Staunch support for Israel is among the issues that have led many prominent neo-conservatives, most prominently Bill Kristol, once supportive of Republicans, to embrace Mrs. Clinton and oppose or be skeptical of Mr. Trump.

Mr. Trump has staunchly criticized Mrs. Clinton for her interventionism – what he calls her mishandling of foreign policy as secretary of state during her 2009-2013. He has been especially harsh on her preference for military interventions in Libya and her handling of the Sept. 11, 2012, attack by Islamist militants on an U.S. diplomatic facility in Benghazi, Libya, where jihadists killed the U.S. ambassador and three other Americans. While he has talked tougher than his Democratic rival about the need to make America’s foes “respect” America again and has condemned her embrace of the Iran nuclear deal and recognition of Cuba – two areas where Mr. Trump appears more hawkish than Mrs. Clinton -- there is less practical difference between them than it may seem. Mr. Trump has vowed to renegotiate the nuclear deal, though how he would do that is unclear, and has endorsed toughening sanctions on Iran to secure concessions. But he has not echoed Republican Senator Ted Cruz’s vow to tear up the agreement on “day one.” Nor is he likely to walk back recognition of Cuba.

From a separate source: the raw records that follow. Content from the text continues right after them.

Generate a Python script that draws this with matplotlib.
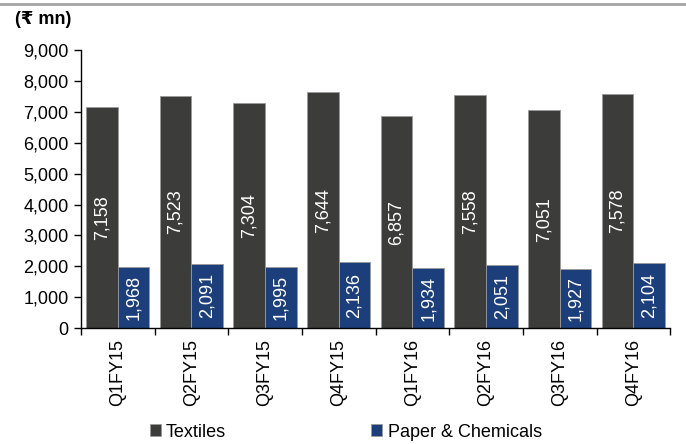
import numpy as np
import matplotlib
matplotlib.use("Agg")
import matplotlib.pyplot as plt
from matplotlib.lines import Line2D
from matplotlib.ticker import FuncFormatter

plt.rcParams['font.family'] = ['Liberation Sans', 'DejaVu Sans']

quarters = ['Q1FY15', 'Q2FY15', 'Q3FY15', 'Q4FY15',
            'Q1FY16', 'Q2FY16', 'Q3FY16', 'Q4FY16']
textiles = [7158, 7523, 7304, 7644, 6857, 7558, 7051, 7578]
paper_chem = [1968, 2091, 1995, 2136, 1934, 2051, 1927, 2104]

dark = '#3c3c3a'
blue = '#1c3f7c'

fig = plt.figure(figsize=(6.86, 4.44), dpi=100)
ax = fig.add_axes([0.118, 0.261, 0.859, 0.626])

x = np.arange(len(quarters))
w = 0.43
b1 = ax.bar(x - w / 2, textiles, w, color=dark, edgecolor='#9a9a9a',
            linewidth=0.6, label='Textiles')
b2 = ax.bar(x + w / 2, paper_chem, w, color=blue, edgecolor='#9a9a9a',
            linewidth=0.6, label='Paper & Chemicals')

# value labels, rotated, in the middle of each bar
for bars, vals in ((b1, textiles), (b2, paper_chem)):
    for r, v in zip(bars, vals):
        ax.text(r.get_x() + r.get_width() / 2, v / 2, f'{v:,}',
                rotation=90, ha='center', va='center',
                color='white', fontsize=13)

ax.set_ylim(0, 9000)
ax.set_yticks(range(0, 9001, 1000))
ax.yaxis.set_major_formatter(FuncFormatter(lambda v, p: f'{int(v):,}'))
ax.set_xlim(-0.5, len(quarters) - 0.5)
ax.set_xticks(np.arange(len(quarters) + 1) - 0.5)
ax.set_xticklabels([])
ax.set_xticks(x, minor=True)
ax.set_xticklabels(quarters, minor=True, rotation=90, fontsize=13)
ax.tick_params(axis='x', which='minor', length=0, pad=8)
ax.tick_params(axis='x', which='major', length=5, width=1, direction='out')
ax.tick_params(axis='y', length=5, width=1, direction='out', labelsize=13, pad=4)

for s in ('top', 'right'):
    ax.spines[s].set_visible(False)
for s in ('left', 'bottom'):
    ax.spines[s].set_linewidth(1)
    ax.spines[s].set_color('black')

fig.text(0.022, 0.955, '(₹ mn)', fontsize=13, fontweight='bold',
         ha='left', va='center')

fig.add_artist(Line2D([0, 1], [0.991, 0.991], transform=fig.transFigure,
                      color='#a3a3a3', linewidth=2))

fig.legend(handles=[b1, b2], loc='center', bbox_to_anchor=(0.504, 0.027),
           ncol=2, frameon=False, fontsize=13, handlelength=0.6,
           handleheight=0.6, handletextpad=0.3, columnspacing=8.05)

fig.savefig('out.png', dpi=100)
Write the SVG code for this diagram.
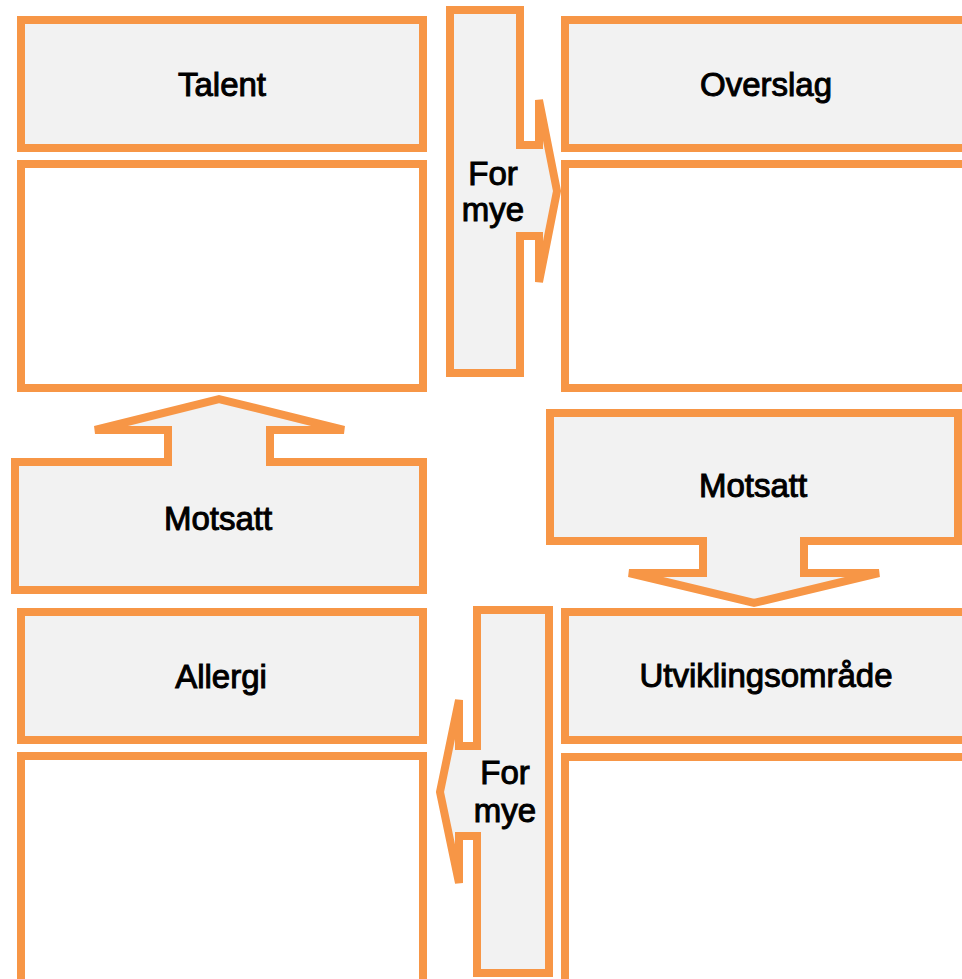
<svg xmlns="http://www.w3.org/2000/svg" width="962" height="979" viewBox="0 0 962 979">
<style>
.box{fill:#F2F2F2;stroke:#F79646;stroke-width:8}
.empty{fill:#FFFFFF;stroke:#F79646;stroke-width:8}
.lbl{font-family:"Liberation Sans",Arial,sans-serif;font-size:33px;fill:#000;stroke:#000;stroke-width:1;text-anchor:middle}
</style>
<rect width="962" height="979" fill="#FFFFFF"/>
<g id="talent">
<rect class="box" x="21" y="20" width="402" height="128"/>
<text class="lbl" x="222" y="96">Talent</text>
</g>
<g id="talent-empty"><rect class="empty" x="21" y="164" width="402" height="224"/></g>
<g id="overslag">
<rect class="box" x="565" y="20" width="402" height="128"/>
<text class="lbl" x="766" y="96">Overslag</text>
</g>
<g id="overslag-empty"><rect class="empty" x="565" y="164" width="402" height="224"/></g>
<g id="allergi">
<rect class="box" x="21" y="612" width="402" height="128"/>
<text class="lbl" x="221" y="688">Allergi</text>
</g>
<g id="allergi-empty"><rect class="empty" x="21" y="756" width="402" height="240"/></g>
<g id="utvikling">
<rect class="box" x="565" y="612" width="402" height="128"/>
<text class="lbl" x="766" y="687">Utviklingsområde</text>
</g>
<g id="utvikling-empty"><rect class="empty" x="565" y="757" width="402" height="240"/></g>
<g id="connectors">
<g id="formye-top">
<path class="box" d="M450,10 H520 V145 H539 V100 L557,191 L539,282 V236 H520 V373 H450 Z"/>
<text class="lbl" x="493" y="185">For</text>
<text class="lbl" x="493" y="221">mye</text>
</g>
<g id="motsatt-left">
<path class="box" d="M15,462 H168 V430 H95 L219,399 L344,430 H270 V462 H423 V590 H15 Z"/>
<text class="lbl" x="218" y="530">Motsatt</text>
</g>
<g id="motsatt-right">
<path class="box" d="M550,413 H958 V541 H804 V573 H879 L754,603 L629,573 H703 V541 H550 Z"/>
<text class="lbl" x="753" y="497">Motsatt</text>
</g>
<g id="formye-bottom">
<path class="box" d="M477,610 H549 V973 H477 V836 H459 V883 L440,792 L459,700 V746 H477 Z"/>
<text class="lbl" x="505" y="784">For</text>
<text class="lbl" x="505" y="822">mye</text>
</g>
</g>
</svg>
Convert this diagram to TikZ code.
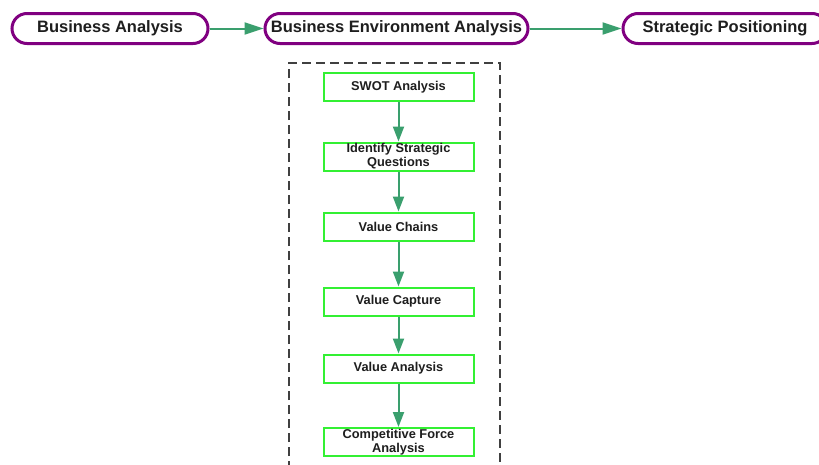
\documentclass[tikz,border=0pt]{standalone}
\usepackage{fontspec}
\setmainfont{Liberation Sans}
\usetikzlibrary{arrows.meta}
\definecolor{procpurple}{HTML}{800080}
\definecolor{stepgreen}{HTML}{33F033}
\definecolor{linkgreen}{HTML}{3A9F6E}
\definecolor{framegray}{HTML}{404040}
\definecolor{ink}{HTML}{1E1E1E}
\tikzset{
  phase/.style={draw=procpurple, line width=3pt, rounded corners=15pt, fill=white,
    minimum height=30pt, inner sep=0pt, text=ink,
    font=\fontsize{16.5}{18}\selectfont\bfseries},
  stepbox/.style={draw=stepgreen, line width=2pt, fill=white, minimum width=150pt,
    minimum height=28pt, inner sep=0pt, align=center, text=ink,
    font=\fontsize{12.8}{14}\selectfont\bfseries},
  link/.style={draw=linkgreen, line width=2pt,
    -{Triangle[length=15pt,width=11pt,fill=linkgreen]}},
  hlink/.style={link, -{Triangle[length=19pt,width=12pt,fill=linkgreen]}},
}
\begin{document}
\begin{tikzpicture}[x=1pt,y=-1pt]
  \useasboundingbox (0,0) rectangle (819,464);
  \clip (0,0) rectangle (819,464);
  % dashed frame around the environment analysis steps
  \draw[framegray, line width=1.5pt, dash pattern=on 9pt off 5pt] (289,470) |- (500,63) -- (500,470);
  % main phases
  \node[phase, minimum width=196pt] (ba) at (110,28.5) {Business Analysis};
  \node[phase, minimum width=263pt] (bea) at (396.5,28.5) {Business Environment Analysis};
  \node[phase, minimum width=204pt] (sp) at (725,28.5) {Strategic Positioning};
  \draw[hlink] (ba) -- (bea);
  \draw[hlink] (bea) -- (sp);
  % analysis steps
  \node[stepbox] (swot) at (398.5,87) {SWOT Analysis};
  \node[stepbox] (isq) at (398.5,156.5) {Identify Strategic\\Questions};
  \node[stepbox] (vch) at (398.5,226.5) {Value Chains};
  \node[stepbox] (vca) at (398.5,301.5) {Value Capture};
  \node[stepbox] (van) at (398.5,368.5) {Value Analysis};
  \node[stepbox] (cfa) at (398.5,442) {Competitive Force\\Analysis};
  \draw[link] (swot) -- (isq);
  \draw[link] (isq) -- (vch);
  \draw[link] (vch) -- (vca);
  \draw[link] (vca) -- (van);
  \draw[link] (van) -- (cfa);
\end{tikzpicture}
\end{document}
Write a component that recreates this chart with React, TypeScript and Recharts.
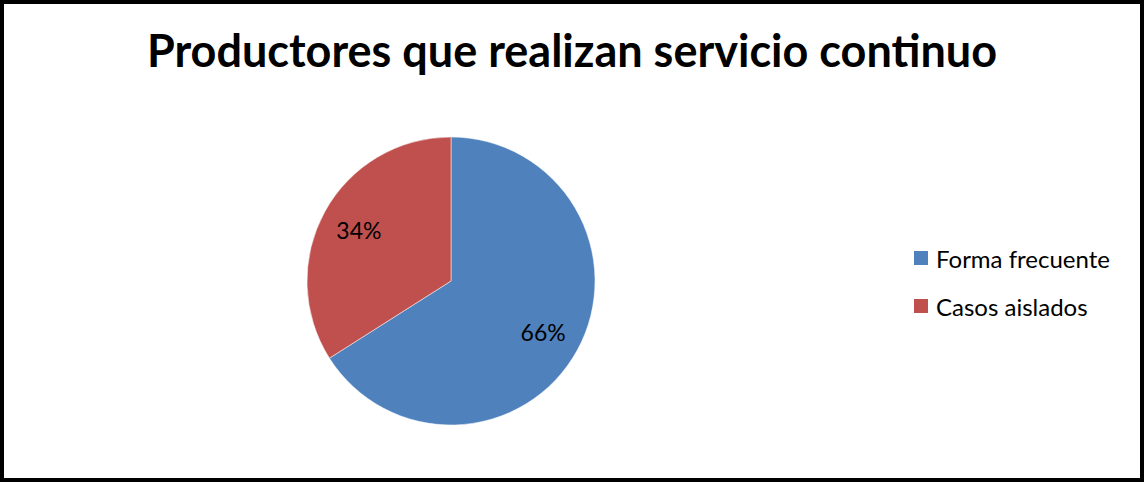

While Mr. Trump will have to cope with his myriad foreign policy faux pas and flip flops, Hillary Clinton will have her own challenges. Whatever her current views, she has little to show for her years as secretary of state. Perhaps harder, she will have to separate herself from the legacy of President Obama's foreign policy – two still failing wars, over 500,000 dead in Syria, tens of millions of refugees displaced from their homes and flooding Europe, and the disdain of so many Middle Eastern and other allies for America's indifference and lack of leadership.

Small wonder that neither candidate may want to dwell on foreign policy as they head to November.